* Start DATA PROVIDED *

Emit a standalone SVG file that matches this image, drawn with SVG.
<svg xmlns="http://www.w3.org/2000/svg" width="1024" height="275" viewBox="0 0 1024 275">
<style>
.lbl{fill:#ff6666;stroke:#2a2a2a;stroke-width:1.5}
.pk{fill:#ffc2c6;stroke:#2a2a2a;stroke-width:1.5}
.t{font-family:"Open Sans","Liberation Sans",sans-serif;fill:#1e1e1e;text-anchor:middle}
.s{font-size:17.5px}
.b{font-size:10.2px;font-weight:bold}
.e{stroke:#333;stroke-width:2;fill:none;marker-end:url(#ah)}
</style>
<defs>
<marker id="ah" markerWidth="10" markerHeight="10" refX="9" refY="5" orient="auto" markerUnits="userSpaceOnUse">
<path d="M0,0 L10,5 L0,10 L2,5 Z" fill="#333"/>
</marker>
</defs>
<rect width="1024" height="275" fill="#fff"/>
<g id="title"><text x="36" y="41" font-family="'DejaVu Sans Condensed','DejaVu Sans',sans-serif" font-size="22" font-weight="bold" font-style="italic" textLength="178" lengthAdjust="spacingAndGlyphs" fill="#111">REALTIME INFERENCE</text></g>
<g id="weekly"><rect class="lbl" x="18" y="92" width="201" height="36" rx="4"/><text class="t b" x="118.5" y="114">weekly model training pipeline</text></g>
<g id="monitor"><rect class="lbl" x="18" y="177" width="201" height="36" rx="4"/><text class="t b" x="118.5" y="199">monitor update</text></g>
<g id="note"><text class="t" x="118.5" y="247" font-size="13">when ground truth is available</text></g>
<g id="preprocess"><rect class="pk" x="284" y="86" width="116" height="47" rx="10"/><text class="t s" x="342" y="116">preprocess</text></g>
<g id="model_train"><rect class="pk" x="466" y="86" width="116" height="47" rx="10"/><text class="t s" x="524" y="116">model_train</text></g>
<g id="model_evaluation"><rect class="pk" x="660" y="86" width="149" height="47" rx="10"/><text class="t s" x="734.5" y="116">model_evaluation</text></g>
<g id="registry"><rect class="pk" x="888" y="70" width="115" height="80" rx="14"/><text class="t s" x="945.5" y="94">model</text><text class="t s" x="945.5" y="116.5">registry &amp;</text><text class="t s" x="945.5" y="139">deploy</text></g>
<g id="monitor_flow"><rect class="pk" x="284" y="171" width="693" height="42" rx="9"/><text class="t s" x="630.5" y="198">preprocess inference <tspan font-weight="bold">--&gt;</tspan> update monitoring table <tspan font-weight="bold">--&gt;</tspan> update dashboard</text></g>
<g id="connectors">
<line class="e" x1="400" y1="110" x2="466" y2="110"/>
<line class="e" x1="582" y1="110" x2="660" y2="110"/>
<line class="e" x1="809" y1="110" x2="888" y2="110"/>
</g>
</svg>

* End DATA PROVIDED *

**WHAT TO WORK ON:** Copy out all of the lines above exactly.

**SOLUTION TO THE EXERCISE:**
Emit a standalone SVG file that matches this image, drawn with SVG.
<svg xmlns="http://www.w3.org/2000/svg" width="1024" height="275" viewBox="0 0 1024 275">
<style>
.lbl{fill:#ff6666;stroke:#2a2a2a;stroke-width:1.5}
.pk{fill:#ffc2c6;stroke:#2a2a2a;stroke-width:1.5}
.t{font-family:"Open Sans","Liberation Sans",sans-serif;fill:#1e1e1e;text-anchor:middle}
.s{font-size:17.5px}
.b{font-size:10.2px;font-weight:bold}
.e{stroke:#333;stroke-width:2;fill:none;marker-end:url(#ah)}
</style>
<defs>
<marker id="ah" markerWidth="10" markerHeight="10" refX="9" refY="5" orient="auto" markerUnits="userSpaceOnUse">
<path d="M0,0 L10,5 L0,10 L2,5 Z" fill="#333"/>
</marker>
</defs>
<rect width="1024" height="275" fill="#fff"/>
<g id="title"><text x="36" y="41" font-family="'DejaVu Sans Condensed','DejaVu Sans',sans-serif" font-size="22" font-weight="bold" font-style="italic" textLength="178" lengthAdjust="spacingAndGlyphs" fill="#111">REALTIME INFERENCE</text></g>
<g id="weekly"><rect class="lbl" x="18" y="92" width="201" height="36" rx="4"/><text class="t b" x="118.5" y="114">weekly model training pipeline</text></g>
<g id="monitor"><rect class="lbl" x="18" y="177" width="201" height="36" rx="4"/><text class="t b" x="118.5" y="199">monitor update</text></g>
<g id="note"><text class="t" x="118.5" y="247" font-size="13">when ground truth is available</text></g>
<g id="preprocess"><rect class="pk" x="284" y="86" width="116" height="47" rx="10"/><text class="t s" x="342" y="116">preprocess</text></g>
<g id="model_train"><rect class="pk" x="466" y="86" width="116" height="47" rx="10"/><text class="t s" x="524" y="116">model_train</text></g>
<g id="model_evaluation"><rect class="pk" x="660" y="86" width="149" height="47" rx="10"/><text class="t s" x="734.5" y="116">model_evaluation</text></g>
<g id="registry"><rect class="pk" x="888" y="70" width="115" height="80" rx="14"/><text class="t s" x="945.5" y="94">model</text><text class="t s" x="945.5" y="116.5">registry &amp;</text><text class="t s" x="945.5" y="139">deploy</text></g>
<g id="monitor_flow"><rect class="pk" x="284" y="171" width="693" height="42" rx="9"/><text class="t s" x="630.5" y="198">preprocess inference <tspan font-weight="bold">--&gt;</tspan> update monitoring table <tspan font-weight="bold">--&gt;</tspan> update dashboard</text></g>
<g id="connectors">
<line class="e" x1="400" y1="110" x2="466" y2="110"/>
<line class="e" x1="582" y1="110" x2="660" y2="110"/>
<line class="e" x1="809" y1="110" x2="888" y2="110"/>
</g>
</svg>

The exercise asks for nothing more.